(Rows from a dataset of charts and code)
>> BEGIN
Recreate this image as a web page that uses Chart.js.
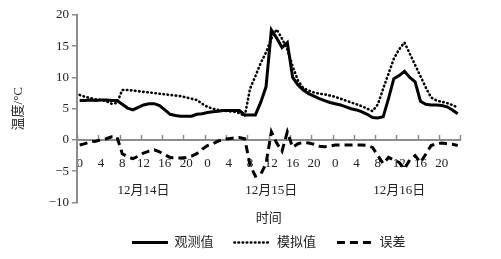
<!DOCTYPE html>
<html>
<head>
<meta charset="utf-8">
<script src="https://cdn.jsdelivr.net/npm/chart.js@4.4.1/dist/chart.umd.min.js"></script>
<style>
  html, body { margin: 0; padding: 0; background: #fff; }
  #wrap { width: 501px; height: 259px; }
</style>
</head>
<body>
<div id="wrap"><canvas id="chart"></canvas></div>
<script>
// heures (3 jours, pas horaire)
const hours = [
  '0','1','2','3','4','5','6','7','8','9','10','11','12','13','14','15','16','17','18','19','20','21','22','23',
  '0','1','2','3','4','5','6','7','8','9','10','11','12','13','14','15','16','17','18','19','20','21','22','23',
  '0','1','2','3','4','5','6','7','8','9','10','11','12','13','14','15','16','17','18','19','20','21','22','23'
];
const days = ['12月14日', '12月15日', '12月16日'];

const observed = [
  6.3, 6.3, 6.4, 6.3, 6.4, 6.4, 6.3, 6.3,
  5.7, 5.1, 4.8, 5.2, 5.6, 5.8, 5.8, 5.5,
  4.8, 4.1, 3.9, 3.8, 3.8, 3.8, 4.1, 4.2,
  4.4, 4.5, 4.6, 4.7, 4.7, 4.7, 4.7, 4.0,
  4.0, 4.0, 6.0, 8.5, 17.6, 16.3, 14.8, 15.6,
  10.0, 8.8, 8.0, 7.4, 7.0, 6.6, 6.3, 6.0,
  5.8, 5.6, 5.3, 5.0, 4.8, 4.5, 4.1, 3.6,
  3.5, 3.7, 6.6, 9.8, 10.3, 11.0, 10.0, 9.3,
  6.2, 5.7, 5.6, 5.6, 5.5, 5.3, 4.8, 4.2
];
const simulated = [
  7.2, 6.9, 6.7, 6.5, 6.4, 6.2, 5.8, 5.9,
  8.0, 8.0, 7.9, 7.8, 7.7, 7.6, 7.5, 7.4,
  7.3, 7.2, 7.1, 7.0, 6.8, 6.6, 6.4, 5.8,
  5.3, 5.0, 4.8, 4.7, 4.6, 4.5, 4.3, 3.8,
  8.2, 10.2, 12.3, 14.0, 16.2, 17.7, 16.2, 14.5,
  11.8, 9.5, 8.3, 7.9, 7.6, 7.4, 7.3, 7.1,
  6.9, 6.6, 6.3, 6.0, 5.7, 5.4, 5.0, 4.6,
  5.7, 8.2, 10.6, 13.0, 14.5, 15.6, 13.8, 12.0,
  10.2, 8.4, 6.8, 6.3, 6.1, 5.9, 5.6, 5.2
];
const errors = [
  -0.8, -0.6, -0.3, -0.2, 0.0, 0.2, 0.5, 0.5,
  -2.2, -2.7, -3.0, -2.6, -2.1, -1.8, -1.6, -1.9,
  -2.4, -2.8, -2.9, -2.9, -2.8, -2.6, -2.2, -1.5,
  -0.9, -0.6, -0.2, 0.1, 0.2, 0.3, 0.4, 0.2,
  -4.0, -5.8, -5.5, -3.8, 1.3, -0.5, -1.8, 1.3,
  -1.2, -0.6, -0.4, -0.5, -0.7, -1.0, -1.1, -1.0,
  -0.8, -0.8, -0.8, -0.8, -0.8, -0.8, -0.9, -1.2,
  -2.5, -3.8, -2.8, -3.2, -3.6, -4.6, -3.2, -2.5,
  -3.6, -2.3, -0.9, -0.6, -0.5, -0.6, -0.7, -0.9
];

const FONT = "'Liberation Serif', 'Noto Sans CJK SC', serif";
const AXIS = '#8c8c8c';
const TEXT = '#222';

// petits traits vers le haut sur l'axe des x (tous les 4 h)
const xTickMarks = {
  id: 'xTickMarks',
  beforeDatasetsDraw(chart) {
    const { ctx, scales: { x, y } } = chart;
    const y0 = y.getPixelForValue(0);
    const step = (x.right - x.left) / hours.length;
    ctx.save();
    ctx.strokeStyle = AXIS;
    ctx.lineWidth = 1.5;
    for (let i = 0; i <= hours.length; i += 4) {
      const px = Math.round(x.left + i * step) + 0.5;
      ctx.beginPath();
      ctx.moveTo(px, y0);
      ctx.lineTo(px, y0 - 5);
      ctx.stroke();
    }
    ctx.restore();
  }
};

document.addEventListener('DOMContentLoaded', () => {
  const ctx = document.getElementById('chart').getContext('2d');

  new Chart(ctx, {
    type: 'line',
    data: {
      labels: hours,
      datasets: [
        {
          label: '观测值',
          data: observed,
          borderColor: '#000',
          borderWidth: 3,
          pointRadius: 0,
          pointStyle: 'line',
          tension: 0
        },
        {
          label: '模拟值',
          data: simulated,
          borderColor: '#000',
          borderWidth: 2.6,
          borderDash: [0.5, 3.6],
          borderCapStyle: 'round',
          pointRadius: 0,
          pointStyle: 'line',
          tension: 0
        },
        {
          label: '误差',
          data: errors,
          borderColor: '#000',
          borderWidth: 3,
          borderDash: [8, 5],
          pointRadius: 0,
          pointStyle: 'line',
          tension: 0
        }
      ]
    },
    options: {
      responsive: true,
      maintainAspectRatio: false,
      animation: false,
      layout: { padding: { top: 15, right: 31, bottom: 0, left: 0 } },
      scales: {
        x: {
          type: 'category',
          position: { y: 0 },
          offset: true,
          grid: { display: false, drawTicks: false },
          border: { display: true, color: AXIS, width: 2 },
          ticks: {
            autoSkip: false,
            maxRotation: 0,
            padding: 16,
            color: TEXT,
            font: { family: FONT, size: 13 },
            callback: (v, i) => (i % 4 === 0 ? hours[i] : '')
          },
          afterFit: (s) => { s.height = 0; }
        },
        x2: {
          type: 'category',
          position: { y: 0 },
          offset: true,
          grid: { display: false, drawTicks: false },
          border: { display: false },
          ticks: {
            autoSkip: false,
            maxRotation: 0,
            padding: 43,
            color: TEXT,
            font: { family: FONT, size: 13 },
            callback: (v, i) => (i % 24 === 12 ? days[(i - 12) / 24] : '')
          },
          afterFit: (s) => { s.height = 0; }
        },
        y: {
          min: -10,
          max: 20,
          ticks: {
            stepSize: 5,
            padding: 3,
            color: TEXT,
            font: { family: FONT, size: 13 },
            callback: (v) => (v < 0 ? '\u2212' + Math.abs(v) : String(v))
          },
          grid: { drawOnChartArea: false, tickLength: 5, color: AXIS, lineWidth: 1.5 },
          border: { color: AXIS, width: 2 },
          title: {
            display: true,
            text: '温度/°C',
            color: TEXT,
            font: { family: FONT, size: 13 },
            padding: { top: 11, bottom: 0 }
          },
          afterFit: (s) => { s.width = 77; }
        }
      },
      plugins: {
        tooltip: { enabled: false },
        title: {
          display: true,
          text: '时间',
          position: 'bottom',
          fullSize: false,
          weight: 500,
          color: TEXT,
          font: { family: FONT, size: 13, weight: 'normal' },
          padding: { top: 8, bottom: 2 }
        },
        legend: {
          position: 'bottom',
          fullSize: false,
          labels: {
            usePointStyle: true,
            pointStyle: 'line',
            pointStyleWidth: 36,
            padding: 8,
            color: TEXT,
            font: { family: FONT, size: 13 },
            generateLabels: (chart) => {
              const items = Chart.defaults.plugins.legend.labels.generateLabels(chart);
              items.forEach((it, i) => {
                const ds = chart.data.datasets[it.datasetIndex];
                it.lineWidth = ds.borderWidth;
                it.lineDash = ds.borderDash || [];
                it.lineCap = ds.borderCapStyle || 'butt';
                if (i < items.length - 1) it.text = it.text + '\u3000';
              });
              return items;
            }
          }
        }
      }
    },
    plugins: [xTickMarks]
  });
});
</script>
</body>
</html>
>> END
>> BEGIN
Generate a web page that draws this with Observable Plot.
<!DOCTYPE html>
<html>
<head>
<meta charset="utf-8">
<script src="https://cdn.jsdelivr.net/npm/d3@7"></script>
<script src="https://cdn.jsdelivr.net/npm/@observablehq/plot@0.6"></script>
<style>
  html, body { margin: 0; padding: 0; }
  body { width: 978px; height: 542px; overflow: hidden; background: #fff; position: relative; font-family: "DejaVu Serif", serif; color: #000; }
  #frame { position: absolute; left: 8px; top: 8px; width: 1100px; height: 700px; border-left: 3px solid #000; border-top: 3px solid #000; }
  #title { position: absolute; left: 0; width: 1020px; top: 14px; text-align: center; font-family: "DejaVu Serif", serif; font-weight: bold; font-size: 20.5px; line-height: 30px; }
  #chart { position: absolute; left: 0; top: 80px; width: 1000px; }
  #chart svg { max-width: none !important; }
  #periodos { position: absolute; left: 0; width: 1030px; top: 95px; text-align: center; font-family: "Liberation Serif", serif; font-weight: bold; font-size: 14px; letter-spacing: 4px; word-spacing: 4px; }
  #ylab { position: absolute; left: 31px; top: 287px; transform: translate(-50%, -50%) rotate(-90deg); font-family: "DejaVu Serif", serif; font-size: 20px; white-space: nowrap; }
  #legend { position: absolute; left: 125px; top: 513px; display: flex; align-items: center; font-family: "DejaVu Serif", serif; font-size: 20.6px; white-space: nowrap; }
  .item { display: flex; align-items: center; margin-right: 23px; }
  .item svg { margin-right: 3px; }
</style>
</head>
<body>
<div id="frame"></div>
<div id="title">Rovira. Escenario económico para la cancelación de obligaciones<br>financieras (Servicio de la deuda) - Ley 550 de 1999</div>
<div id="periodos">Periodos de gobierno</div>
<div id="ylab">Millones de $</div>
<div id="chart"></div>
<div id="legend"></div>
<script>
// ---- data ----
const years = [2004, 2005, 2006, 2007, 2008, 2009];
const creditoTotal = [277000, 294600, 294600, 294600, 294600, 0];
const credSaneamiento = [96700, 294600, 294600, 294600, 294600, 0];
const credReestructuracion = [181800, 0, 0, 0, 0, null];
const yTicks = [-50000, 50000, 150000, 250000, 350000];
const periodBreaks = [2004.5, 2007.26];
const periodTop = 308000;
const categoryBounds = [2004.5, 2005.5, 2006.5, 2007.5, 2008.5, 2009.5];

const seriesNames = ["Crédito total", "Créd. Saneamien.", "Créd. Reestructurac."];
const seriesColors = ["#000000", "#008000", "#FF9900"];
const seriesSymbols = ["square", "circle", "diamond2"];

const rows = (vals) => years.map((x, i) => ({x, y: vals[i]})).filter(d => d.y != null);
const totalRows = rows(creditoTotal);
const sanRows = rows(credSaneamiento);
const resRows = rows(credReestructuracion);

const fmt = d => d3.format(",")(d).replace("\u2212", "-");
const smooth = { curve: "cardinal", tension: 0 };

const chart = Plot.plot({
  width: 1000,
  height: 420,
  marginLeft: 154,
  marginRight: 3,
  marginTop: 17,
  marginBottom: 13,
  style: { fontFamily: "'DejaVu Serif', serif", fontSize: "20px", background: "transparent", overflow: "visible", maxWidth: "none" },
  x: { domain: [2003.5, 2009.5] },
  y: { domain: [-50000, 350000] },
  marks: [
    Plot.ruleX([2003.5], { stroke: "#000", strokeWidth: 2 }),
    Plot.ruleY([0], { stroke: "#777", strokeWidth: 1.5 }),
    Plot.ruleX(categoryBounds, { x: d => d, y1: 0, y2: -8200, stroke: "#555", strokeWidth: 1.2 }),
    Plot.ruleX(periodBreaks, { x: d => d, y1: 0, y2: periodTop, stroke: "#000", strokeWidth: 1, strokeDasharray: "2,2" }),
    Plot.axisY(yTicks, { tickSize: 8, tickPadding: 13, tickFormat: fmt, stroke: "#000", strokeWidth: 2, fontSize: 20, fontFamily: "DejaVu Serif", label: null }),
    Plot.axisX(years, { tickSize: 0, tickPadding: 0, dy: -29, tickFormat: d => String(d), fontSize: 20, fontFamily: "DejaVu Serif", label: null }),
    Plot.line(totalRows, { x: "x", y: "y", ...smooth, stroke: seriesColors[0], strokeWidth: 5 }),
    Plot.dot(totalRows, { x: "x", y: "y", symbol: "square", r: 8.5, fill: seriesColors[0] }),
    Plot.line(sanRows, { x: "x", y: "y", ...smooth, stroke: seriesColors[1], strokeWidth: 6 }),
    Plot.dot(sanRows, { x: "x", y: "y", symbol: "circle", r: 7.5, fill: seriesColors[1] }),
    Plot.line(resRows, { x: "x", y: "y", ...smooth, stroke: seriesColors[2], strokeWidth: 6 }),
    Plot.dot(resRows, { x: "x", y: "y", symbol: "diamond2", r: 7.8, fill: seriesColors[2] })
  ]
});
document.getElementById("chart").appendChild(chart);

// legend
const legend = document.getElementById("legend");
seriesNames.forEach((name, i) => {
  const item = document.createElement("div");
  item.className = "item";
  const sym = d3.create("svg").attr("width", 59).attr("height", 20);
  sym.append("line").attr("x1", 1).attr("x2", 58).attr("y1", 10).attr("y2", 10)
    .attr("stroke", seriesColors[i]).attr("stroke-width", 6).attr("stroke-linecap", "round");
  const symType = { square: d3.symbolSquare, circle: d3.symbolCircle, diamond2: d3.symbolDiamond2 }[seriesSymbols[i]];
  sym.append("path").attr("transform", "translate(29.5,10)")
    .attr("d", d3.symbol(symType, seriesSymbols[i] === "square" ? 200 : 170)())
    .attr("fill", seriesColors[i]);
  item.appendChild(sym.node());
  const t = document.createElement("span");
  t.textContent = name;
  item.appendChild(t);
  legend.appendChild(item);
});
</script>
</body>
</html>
>> END
■ EXERCISE OBJECTIVE: Which lines hold the word "this"? Return all of them from the records above.

■ RESULT BELOW:
Recreate this image as a web page that uses Chart.js.
Generate a web page that draws this with Observable Plot.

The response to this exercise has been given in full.